**Dataset extract**
════
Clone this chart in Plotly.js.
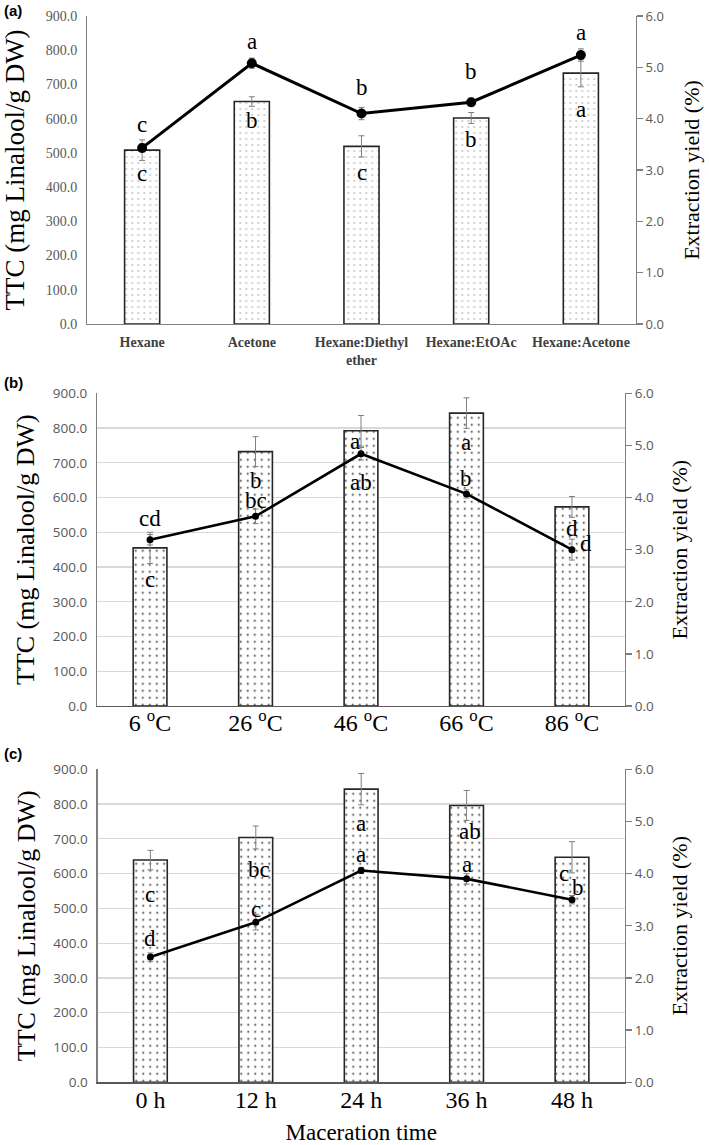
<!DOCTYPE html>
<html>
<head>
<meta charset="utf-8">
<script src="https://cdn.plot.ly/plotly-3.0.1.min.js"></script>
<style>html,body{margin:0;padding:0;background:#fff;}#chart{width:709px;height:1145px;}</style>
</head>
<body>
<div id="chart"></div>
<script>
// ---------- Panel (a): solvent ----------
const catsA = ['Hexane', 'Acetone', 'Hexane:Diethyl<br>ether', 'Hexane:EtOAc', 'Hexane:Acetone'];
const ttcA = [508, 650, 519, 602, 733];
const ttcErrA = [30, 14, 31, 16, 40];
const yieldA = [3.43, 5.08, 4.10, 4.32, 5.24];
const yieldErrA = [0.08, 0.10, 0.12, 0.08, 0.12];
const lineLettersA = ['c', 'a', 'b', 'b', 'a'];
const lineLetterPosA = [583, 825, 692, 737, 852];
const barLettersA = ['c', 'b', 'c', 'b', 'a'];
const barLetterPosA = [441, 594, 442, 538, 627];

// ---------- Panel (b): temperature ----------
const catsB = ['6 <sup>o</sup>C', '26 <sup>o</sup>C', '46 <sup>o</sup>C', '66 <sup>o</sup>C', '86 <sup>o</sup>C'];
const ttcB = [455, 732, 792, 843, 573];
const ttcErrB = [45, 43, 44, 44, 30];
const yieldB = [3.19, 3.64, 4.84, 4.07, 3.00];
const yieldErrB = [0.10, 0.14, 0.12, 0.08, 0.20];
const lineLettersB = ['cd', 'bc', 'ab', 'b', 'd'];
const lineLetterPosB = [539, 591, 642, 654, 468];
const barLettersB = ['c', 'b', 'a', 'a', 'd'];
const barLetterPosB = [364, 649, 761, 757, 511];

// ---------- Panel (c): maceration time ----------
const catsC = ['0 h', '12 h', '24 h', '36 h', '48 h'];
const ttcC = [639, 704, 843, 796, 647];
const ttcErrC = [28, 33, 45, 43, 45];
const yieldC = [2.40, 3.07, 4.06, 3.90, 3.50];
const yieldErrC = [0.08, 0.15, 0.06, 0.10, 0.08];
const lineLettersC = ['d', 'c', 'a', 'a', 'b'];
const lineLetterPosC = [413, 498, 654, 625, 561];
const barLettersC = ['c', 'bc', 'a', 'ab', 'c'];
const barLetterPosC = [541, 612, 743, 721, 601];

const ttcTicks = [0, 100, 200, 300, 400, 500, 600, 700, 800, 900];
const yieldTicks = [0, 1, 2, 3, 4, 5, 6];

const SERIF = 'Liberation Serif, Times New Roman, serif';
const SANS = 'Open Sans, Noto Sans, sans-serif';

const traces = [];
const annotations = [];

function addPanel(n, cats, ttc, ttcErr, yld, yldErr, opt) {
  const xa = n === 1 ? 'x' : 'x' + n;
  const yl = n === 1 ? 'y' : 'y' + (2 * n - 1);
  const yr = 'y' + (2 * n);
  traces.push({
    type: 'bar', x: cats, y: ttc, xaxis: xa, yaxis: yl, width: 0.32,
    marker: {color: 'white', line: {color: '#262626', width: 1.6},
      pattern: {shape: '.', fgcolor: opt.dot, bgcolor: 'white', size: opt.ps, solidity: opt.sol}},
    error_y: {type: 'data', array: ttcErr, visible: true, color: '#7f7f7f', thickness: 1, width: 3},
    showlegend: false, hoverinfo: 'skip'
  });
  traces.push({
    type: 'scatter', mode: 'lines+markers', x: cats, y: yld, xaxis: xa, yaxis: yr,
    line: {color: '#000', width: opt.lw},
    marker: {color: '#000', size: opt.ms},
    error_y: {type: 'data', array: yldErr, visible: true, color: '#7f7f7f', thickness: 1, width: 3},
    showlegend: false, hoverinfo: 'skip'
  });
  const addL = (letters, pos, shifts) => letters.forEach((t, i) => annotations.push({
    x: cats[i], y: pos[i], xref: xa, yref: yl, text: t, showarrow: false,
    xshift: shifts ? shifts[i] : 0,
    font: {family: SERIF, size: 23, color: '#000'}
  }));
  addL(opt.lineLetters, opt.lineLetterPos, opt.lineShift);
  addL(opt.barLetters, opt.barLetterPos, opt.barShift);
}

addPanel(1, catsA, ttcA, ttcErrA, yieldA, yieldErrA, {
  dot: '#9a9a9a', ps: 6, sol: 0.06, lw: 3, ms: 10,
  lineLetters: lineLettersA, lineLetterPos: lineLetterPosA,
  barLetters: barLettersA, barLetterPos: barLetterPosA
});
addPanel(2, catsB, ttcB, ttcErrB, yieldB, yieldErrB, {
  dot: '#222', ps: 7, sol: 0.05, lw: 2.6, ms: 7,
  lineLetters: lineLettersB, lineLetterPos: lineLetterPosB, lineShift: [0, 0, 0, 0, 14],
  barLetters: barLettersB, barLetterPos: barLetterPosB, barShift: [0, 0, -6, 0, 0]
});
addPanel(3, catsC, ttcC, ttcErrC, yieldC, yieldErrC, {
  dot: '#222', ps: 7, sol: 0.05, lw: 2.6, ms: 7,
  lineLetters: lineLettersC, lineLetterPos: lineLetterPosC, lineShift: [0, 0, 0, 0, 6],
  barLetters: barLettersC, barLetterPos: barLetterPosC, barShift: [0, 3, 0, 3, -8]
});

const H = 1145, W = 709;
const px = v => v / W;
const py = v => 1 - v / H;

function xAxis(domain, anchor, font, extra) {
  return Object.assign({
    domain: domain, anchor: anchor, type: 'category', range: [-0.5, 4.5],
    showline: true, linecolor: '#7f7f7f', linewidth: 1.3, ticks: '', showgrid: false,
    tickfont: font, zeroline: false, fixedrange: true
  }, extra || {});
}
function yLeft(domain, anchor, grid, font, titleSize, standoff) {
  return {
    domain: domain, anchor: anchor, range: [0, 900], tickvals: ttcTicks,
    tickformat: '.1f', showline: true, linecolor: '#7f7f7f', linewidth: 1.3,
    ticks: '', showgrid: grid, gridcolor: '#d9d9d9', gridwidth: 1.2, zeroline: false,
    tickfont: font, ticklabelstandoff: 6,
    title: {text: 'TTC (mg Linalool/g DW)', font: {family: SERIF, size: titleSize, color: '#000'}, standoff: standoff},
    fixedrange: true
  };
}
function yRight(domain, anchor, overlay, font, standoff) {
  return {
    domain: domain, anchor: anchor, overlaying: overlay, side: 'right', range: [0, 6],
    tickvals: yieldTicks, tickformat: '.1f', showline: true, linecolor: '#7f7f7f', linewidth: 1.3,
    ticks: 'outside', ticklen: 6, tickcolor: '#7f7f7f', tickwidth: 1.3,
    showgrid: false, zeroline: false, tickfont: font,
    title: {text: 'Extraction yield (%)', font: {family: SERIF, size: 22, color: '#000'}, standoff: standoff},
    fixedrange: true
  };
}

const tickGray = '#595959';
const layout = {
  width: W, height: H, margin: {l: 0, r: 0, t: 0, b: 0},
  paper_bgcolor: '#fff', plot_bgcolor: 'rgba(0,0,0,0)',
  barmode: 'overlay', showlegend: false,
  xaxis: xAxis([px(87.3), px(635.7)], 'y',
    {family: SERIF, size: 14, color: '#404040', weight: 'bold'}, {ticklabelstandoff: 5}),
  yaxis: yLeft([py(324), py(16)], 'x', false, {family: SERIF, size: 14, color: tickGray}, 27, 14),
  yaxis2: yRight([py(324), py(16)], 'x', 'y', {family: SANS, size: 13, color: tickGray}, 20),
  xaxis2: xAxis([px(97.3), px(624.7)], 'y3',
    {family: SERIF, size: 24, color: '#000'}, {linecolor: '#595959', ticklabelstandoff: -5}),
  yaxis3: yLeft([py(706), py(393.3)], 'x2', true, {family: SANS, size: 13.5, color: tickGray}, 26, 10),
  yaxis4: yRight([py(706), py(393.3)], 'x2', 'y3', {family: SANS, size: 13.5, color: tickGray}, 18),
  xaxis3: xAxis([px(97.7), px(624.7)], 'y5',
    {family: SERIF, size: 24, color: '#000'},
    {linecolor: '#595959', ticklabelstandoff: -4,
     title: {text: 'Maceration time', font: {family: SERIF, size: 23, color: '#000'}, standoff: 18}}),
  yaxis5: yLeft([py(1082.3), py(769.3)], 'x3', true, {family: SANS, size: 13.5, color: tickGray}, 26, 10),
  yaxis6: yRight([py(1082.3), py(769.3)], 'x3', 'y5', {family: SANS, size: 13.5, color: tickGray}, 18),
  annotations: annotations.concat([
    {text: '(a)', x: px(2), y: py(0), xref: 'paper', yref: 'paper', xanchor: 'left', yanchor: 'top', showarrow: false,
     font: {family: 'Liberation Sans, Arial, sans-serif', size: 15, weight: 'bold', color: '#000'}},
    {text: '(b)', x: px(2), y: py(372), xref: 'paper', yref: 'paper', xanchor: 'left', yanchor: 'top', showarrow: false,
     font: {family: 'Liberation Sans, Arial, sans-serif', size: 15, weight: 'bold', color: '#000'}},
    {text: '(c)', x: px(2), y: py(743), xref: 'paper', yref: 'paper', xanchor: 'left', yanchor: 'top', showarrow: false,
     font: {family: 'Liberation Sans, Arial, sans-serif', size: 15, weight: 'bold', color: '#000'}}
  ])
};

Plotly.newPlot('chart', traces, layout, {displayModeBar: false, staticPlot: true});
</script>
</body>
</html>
════
**What to produce**
Look at the listing and set down only the lines from its start through the line with "const barLetterPosB = [364, 649, 761, 757, 511];", word for word and without pictures.

**Answer to this exercise**
Clone this chart in Plotly.js.
<!DOCTYPE html>
<html>
<head>
<meta charset="utf-8">
<script src="https://cdn.plot.ly/plotly-3.0.1.min.js"></script>
<style>html,body{margin:0;padding:0;background:#fff;}#chart{width:709px;height:1145px;}</style>
</head>
<body>
<div id="chart"></div>
<script>
// ---------- Panel (a): solvent ----------
const catsA = ['Hexane', 'Acetone', 'Hexane:Diethyl<br>ether', 'Hexane:EtOAc', 'Hexane:Acetone'];
const ttcA = [508, 650, 519, 602, 733];
const ttcErrA = [30, 14, 31, 16, 40];
const yieldA = [3.43, 5.08, 4.10, 4.32, 5.24];
const yieldErrA = [0.08, 0.10, 0.12, 0.08, 0.12];
const lineLettersA = ['c', 'a', 'b', 'b', 'a'];
const lineLetterPosA = [583, 825, 692, 737, 852];
const barLettersA = ['c', 'b', 'c', 'b', 'a'];
const barLetterPosA = [441, 594, 442, 538, 627];

// ---------- Panel (b): temperature ----------
const catsB = ['6 <sup>o</sup>C', '26 <sup>o</sup>C', '46 <sup>o</sup>C', '66 <sup>o</sup>C', '86 <sup>o</sup>C'];
const ttcB = [455, 732, 792, 843, 573];
const ttcErrB = [45, 43, 44, 44, 30];
const yieldB = [3.19, 3.64, 4.84, 4.07, 3.00];
const yieldErrB = [0.10, 0.14, 0.12, 0.08, 0.20];
const lineLettersB = ['cd', 'bc', 'ab', 'b', 'd'];
const lineLetterPosB = [539, 591, 642, 654, 468];
const barLettersB = ['c', 'b', 'a', 'a', 'd'];
const barLetterPosB = [364, 649, 761, 757, 511];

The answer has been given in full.